Normally, when I write these devotionals I follow a pretty standard format: I start with a personal story that makes some point; I reference how the particular psalm makes the same point, or the opposite point, or how my story is a parable for doctrines of the Psalm; I explain the content of the Psalm or verses of the Psalm; and I conclude with a line or two reference back to my story, now in the hope and truths of the Psalm’s teaching. If you look back over all these Songs of Prayer you will see a variation on the theme of that structure. Sometimes obviously, sometimes less so; often personal stories, occasionally borrowed stories; sometimes the parabolic connection is clear, sometimes I stretch the metaphors to the near-breaking point.

But as I write for this week I just can’t do it. I read this Psalm and there is only one story that comes to mind; there is only one story in which the words of this psalm seem to fit; I cannot read this Psalm in any other light than that of the True and Better story of Jesus and the gospel of God’s redemption after our rebellion.

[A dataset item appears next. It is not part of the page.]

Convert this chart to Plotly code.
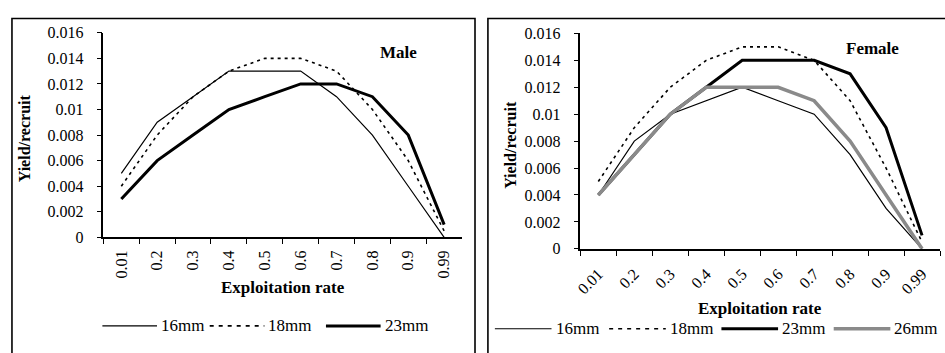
import plotly.graph_objects as go

# ---------------- data ----------------
rates = ["0.01", "0.2", "0.3", "0.4", "0.5", "0.6", "0.7", "0.8", "0.9", "0.99"]
y_tick_vals = [0, 0.002, 0.004, 0.006, 0.008, 0.01, 0.012, 0.014, 0.016]
y_tick_text = ["0", "0.002", "0.004", "0.006", "0.008", "0.01", "0.012", "0.014", "0.016"]

male_names = ["16mm", "18mm", "23mm"]
male_16 = [0.005, 0.009, 0.011, 0.013, 0.013, 0.013, 0.011, 0.008, 0.004, 0.0]
male_18 = [0.004, 0.008, 0.011, 0.013, 0.014, 0.014, 0.013, 0.010, 0.006, 0.0005]
male_23 = [0.003, 0.006, 0.008, 0.010, 0.011, 0.012, 0.012, 0.011, 0.008, 0.001]

female_names = ["16mm", "18mm", "23mm", "26mm"]
female_16 = [0.004, 0.008, 0.010, 0.011, 0.012, 0.011, 0.010, 0.007, 0.003, 0.0]
female_18 = [0.005, 0.009, 0.012, 0.014, 0.015, 0.015, 0.014, 0.011, 0.006, 0.0005]
female_23 = [0.004, 0.007, 0.010, 0.012, 0.014, 0.014, 0.014, 0.013, 0.009, 0.001]
female_26 = [0.004, 0.007, 0.010, 0.012, 0.012, 0.012, 0.011, 0.008, 0.004, 0.0]

# ---------------- styling ----------------
W, H = 945, 353
FONT = "Times New Roman, Liberation Serif, DejaVu Serif, serif"
styles = {
    "16mm": dict(color="black", width=1.2),
    "18mm": dict(color="black", width=1.6, dash="3px,4px"),
    "23mm": dict(color="black", width=3),
    "26mm": dict(color="#8a8a8a", width=3.5),
}


def px_x(p):
    return p / W


def px_y(p):
    return (H - p) / H


fig = go.Figure()

panels = [
    dict(xa="x", ya="y", names=male_names, series=[male_16, male_18, male_23]),
    dict(xa="x2", ya="y2", names=female_names, series=[female_16, female_18, female_23, female_26]),
]
for p in panels:
    for name, vals in zip(p["names"], p["series"]):
        fig.add_trace(go.Scatter(
            x=rates, y=vals, mode="lines", name=name,
            line=styles[name], xaxis=p["xa"], yaxis=p["ya"], showlegend=False,
        ))

tickfont = dict(family=FONT, size=16, color="black")
xcommon = dict(type="category", range=[-0.5, 9.5], tickson="boundaries", ticks="outside",
               ticklen=5, tickcolor="black", tickwidth=1.2, showline=True, linecolor="black",
               linewidth=1.5, showgrid=False, zeroline=False, tickfont=tickfont,
               categoryorder="array", categoryarray=rates)
ycommon = dict(range=[0, 0.016], tickvals=y_tick_vals, ticktext=y_tick_text, ticks="outside",
               ticklen=5, tickcolor="black", tickwidth=1.2, showline=True, linecolor="black",
               linewidth=1.5, showgrid=False, zeroline=False, tickfont=tickfont,
               ticklabelstandoff=10)

fig.update_layout(
    width=W, height=H, autosize=False,
    margin=dict(l=0, r=0, t=0, b=0),
    paper_bgcolor="white", plot_bgcolor="white",
    font=dict(family=FONT, size=16, color="black"),
    xaxis=dict(xcommon, domain=[px_x(98), px_x(459)], anchor="y", tickangle=-90,
               ticklabelstandoff=5),
    yaxis=dict(ycommon, domain=[px_y(241), px_y(26)], anchor="x"),
    xaxis2=dict(xcommon, domain=[px_x(578), px_x(940)], anchor="y2", tickangle=-45,
                ticklabelstandoff=8),
    yaxis2=dict(ycommon, domain=[px_y(253), px_y(26.7)], anchor="x2"),
)

shapes = []
annotations = []

# frames around each chart
shapes.append(dict(type="path", xref="paper", yref="paper",
                   path=f"M {px_x(6)} {px_y(370)} L {px_x(6)} {px_y(11)} L {px_x(472)} {px_y(11)} L {px_x(472)} {px_y(370)}",
                   line=dict(color="black", width=1.6)))
shapes.append(dict(type="path", xref="paper", yref="paper",
                   path=f"M {px_x(485)} {px_y(370)} L {px_x(485)} {px_y(11)} L {px_x(960)} {px_y(11)}",
                   line=dict(color="black", width=1.6)))


def ann(text, x, y, angle=0, xanchor="center", size=16):
    annotations.append(dict(text=text, x=px_x(x), y=px_y(y), xref="paper", yref="paper",
                            showarrow=False, xanchor=xanchor, yanchor="middle", textangle=angle,
                            font=dict(family=FONT, size=size, color="black")))


ann("<b>Yield/recruit</b>", 19, 137, angle=-90)
ann("<b>Yield/recruit</b>", 507, 144, angle=-90)
ann("<b>Exploitation rate</b>", 278.5, 294, size=17)
ann("<b>Exploitation rate</b>", 759, 316, size=17)
ann("<b>Male</b>", 395, 47, size=17)
ann("<b>Female</b>", 872, 43, size=17)

# legends (keys use the same line styles as the traces)
legend_specs = [
    (male_names, [97, 205, 322], 334, 55),
    (female_names, [492, 607, 720, 833], 337, 57),
]
for names, starts, ly, length in legend_specs:
    for name, x0 in zip(names, starts):
        st = dict(styles[name])
        if "dash" in st:
            st["dash"] = "4px,5px"
        shapes.append(dict(type="line", xref="paper", yref="paper",
                           x0=px_x(x0), x1=px_x(x0 + length), y0=px_y(ly), y1=px_y(ly),
                           line=st))
        ann(name, x0 + length + 2, ly, xanchor="left", size=17)

fig.update_layout(shapes=shapes, annotations=annotations)
fig.write_html("out.html")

And it’s more than just that Jesus quotes this Psalm on the cross: at the last crying out, “Eloi, Eloi, lema sabachthani?” (which means ‘My God, my God, why have you forsaken me?’)” (Mt. 27:46; Mk. 15:34) But it is in the anxiety of the line “My God, I cry out by day, but you do not answer, by night but I find no rest.” read against the backdrop of Jesus in the garden at  Gethsemane asking that the cup be removed from him – and yet committing to the will of God his Father; against the anguish of that prayer such that “his sweet was like drops of blood falling to the ground.” (Lk.22:44) It’s in the scorning and mocking, the being despised and rejected (Mt. 27:29; Jn. 1:11); it’s in the way the people said, “He trusts in the Lord,” they say, “let the Lord rescue him. Let him deliver him, since he delights in him.”  and to Jesus they said, “He saved others but he can’t save himself! He’s the king of Israel! Let him come down now from the cross, and we will believe in him. He trusts in God. Let God rescue him now if he wants him, for he said, ‘I am the Son of God.’” (Mt. 27:42-43); it’s in the way water poured out of his side (“I am poured out like water”) (Jn. 19:34); it’s in the way Jesus was parched and thirsty as he hung on the cross (“My mouth is dried up like a potsherd, and my tongue sticks to the roof of my mouth”) (Jn. 19:28); it’s in the way his hands and feet were pierced (“they pierce my hands and my feet”) (Jn. 20:25; Mk. 15:24); the way his gaunt and naked body was on display for all to see (“All my bones are on display; people stare and gloat over me”); it is in the way the soldiers cast dice for his clothes and took them as their own (“They divide my clothes among them and cast lots for my garment.”) (Jn. 19:24; Lk. 23:34).

Whether David writes this Psalm entirely prophetically or if it is somehow based on his own experiences with the Holy Spirit working out a greater fulfillment in Jesus, scholars are divided. But my heart reads this as being about Jesus – I simply can’t see it any other way.

Tim Keller describes reading this Psalm like standing on Holy Ground.

That is an image I can see – nay, experience – as I read this Psalm. Whether for the first time – or the thousandth – every time… my heart comes back to Jesus; in life, but especially in his death on the cross “Christ sustained in body and soul the wrath of God against the sin of the whole human race. This he did in order that, by his suffering as the only atoning sacrifice, he might deliver us, body and soul, from eternal condemnation, and gain for us God’s grace, righteousness, and eternal life.” (Heidelberg Catechism, Q&A 37)

He cried “My God, my God, why have you forsaken me?” so that I call him, "My God."

Prayer
Holy Father, we stand on holy ground in your presence because of what Jesus suffered. Open the eyes of my heart to be captivated by his gospel; and let me live unafraid of life – or death – because of who I see in this song of prayer. Amen.